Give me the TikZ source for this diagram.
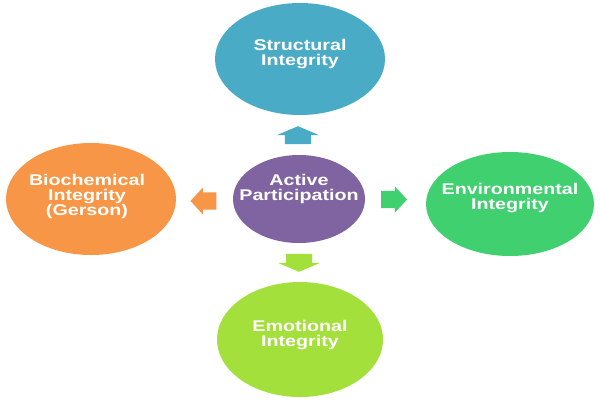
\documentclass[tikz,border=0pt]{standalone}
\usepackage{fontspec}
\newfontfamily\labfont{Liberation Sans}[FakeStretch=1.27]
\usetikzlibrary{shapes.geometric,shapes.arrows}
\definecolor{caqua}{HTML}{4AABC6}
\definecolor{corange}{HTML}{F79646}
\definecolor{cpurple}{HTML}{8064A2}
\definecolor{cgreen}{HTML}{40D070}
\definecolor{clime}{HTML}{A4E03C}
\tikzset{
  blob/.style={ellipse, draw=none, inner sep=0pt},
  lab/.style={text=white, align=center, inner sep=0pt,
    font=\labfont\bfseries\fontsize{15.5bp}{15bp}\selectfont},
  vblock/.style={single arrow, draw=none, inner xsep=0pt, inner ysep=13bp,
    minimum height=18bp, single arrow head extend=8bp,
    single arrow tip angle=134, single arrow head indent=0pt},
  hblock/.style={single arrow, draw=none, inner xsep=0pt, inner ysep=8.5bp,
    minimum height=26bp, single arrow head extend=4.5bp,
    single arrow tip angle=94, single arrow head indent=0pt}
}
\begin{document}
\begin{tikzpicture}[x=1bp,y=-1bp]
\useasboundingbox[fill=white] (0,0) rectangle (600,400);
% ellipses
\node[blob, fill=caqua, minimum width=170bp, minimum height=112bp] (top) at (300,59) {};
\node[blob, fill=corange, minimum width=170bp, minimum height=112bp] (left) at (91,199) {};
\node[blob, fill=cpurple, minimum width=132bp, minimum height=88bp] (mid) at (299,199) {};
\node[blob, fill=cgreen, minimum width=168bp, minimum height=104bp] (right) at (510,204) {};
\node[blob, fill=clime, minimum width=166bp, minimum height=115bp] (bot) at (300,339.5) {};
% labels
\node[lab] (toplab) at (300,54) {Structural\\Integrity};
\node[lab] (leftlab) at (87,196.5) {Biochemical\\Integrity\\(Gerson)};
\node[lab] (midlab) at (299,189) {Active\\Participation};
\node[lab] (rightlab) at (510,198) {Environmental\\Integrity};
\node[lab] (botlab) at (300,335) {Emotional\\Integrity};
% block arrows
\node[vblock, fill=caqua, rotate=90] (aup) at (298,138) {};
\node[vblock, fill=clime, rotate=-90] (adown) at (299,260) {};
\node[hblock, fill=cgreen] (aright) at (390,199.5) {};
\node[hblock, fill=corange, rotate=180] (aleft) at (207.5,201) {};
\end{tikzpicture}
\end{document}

> _Written problem_: Keep every word of the data as it is when you write it out, but drop the pictures.

> _Complete response_:
Give me the TikZ source for this diagram.
\documentclass[tikz,border=0pt]{standalone}
\usepackage{fontspec}
\newfontfamily\labfont{Liberation Sans}[FakeStretch=1.27]
\usetikzlibrary{shapes.geometric,shapes.arrows}
\definecolor{caqua}{HTML}{4AABC6}
\definecolor{corange}{HTML}{F79646}
\definecolor{cpurple}{HTML}{8064A2}
\definecolor{cgreen}{HTML}{40D070}
\definecolor{clime}{HTML}{A4E03C}
\tikzset{
  blob/.style={ellipse, draw=none, inner sep=0pt},
  lab/.style={text=white, align=center, inner sep=0pt,
    font=\labfont\bfseries\fontsize{15.5bp}{15bp}\selectfont},
  vblock/.style={single arrow, draw=none, inner xsep=0pt, inner ysep=13bp,
    minimum height=18bp, single arrow head extend=8bp,
    single arrow tip angle=134, single arrow head indent=0pt},
  hblock/.style={single arrow, draw=none, inner xsep=0pt, inner ysep=8.5bp,
    minimum height=26bp, single arrow head extend=4.5bp,
    single arrow tip angle=94, single arrow head indent=0pt}
}
\begin{document}
\begin{tikzpicture}[x=1bp,y=-1bp]
\useasboundingbox[fill=white] (0,0) rectangle (600,400);
% ellipses
\node[blob, fill=caqua, minimum width=170bp, minimum height=112bp] (top) at (300,59) {};
\node[blob, fill=corange, minimum width=170bp, minimum height=112bp] (left) at (91,199) {};
\node[blob, fill=cpurple, minimum width=132bp, minimum height=88bp] (mid) at (299,199) {};
\node[blob, fill=cgreen, minimum width=168bp, minimum height=104bp] (right) at (510,204) {};
\node[blob, fill=clime, minimum width=166bp, minimum height=115bp] (bot) at (300,339.5) {};
% labels
\node[lab] (toplab) at (300,54) {Structural\\Integrity};
\node[lab] (leftlab) at (87,196.5) {Biochemical\\Integrity\\(Gerson)};
\node[lab] (midlab) at (299,189) {Active\\Participation};
\node[lab] (rightlab) at (510,198) {Environmental\\Integrity};
\node[lab] (botlab) at (300,335) {Emotional\\Integrity};
% block arrows
\node[vblock, fill=caqua, rotate=90] (aup) at (298,138) {};
\node[vblock, fill=clime, rotate=-90] (adown) at (299,260) {};
\node[hblock, fill=cgreen] (aright) at (390,199.5) {};
\node[hblock, fill=corange, rotate=180] (aleft) at (207.5,201) {};
\end{tikzpicture}
\end{document}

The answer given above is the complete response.